江戸時代に入ると、足の代わりに手で投げ上げて地面に落とさないように受け止める「手鞠」が登場します。そして弾力性のある木綿(もめん)が普及すると、手毬は床でついて楽しむ遊びに変わりました。

初期の頃の手毬は、草木染の糸しかなかったために多くが地味な色合いだったようですが、織物の残り糸などで作ったものは大変美しかったため、参勤交代で江戸へ来たお姫様や、正月に帰省する御殿女中などが国許へ持ち帰ることで広まっていったと言われています。

現代では化学染料が普及したため、一般人でもカラフルな色糸をつかった豪華絢爛な手毬が作れるようになりました。

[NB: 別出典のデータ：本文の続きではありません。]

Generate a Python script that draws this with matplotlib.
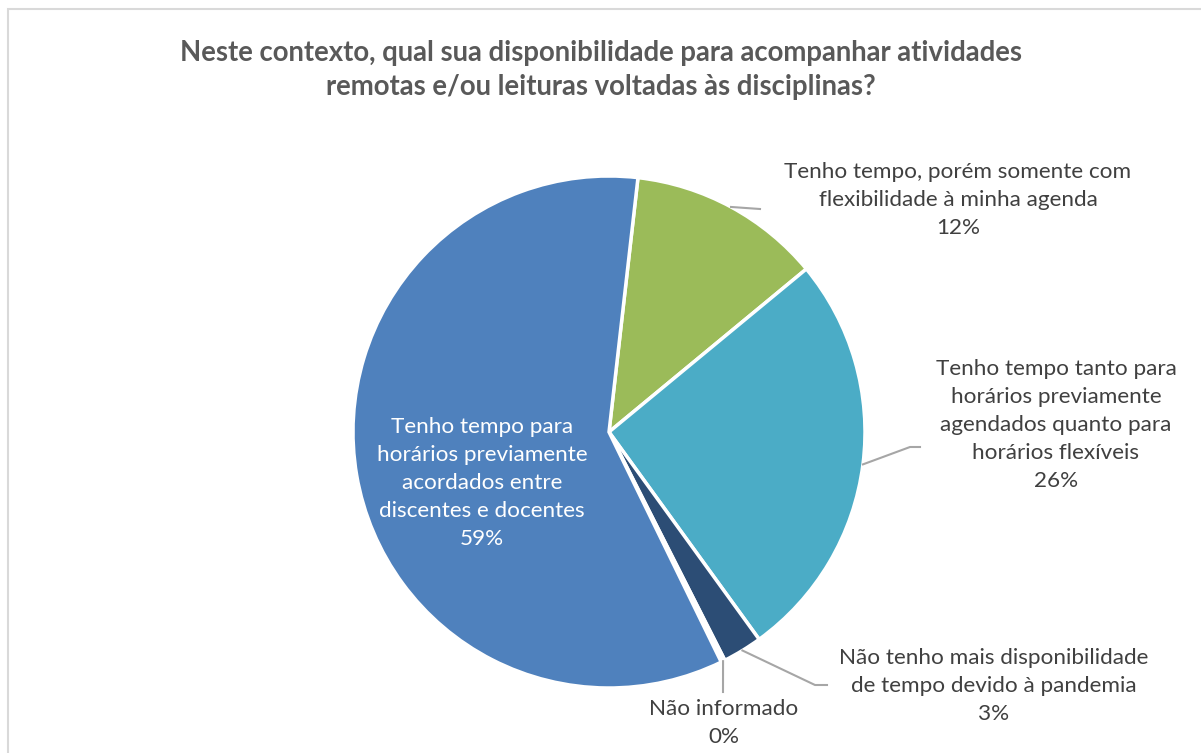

また、より良く弾む「ゴムまり」が普及してからは、手毬はおもちゃというよりは「美しい工芸品」「装飾品」として愛されるようになっています。

■現代の手毬の作り方って?

手毬は、もみがら・古着・布団綿・ヘチマ・海綿など、様々なものを芯にして、その周りに「地割り(じわり)」と呼ばれる糸を張り、針でかがるように糸を張って作っていきます。


最近では発泡スチロールのボールを使ってより簡単に手毬を作る方法も、インターネット上で紹介されています。
(参考リンク:初心者OK♪誰でも簡単に作れる手毬の作り方をご紹介♡)

気になる方は、お正月やひな祭りに向けて「自分だけのとっておき」を作ってみるのも楽しいかもしれませんね!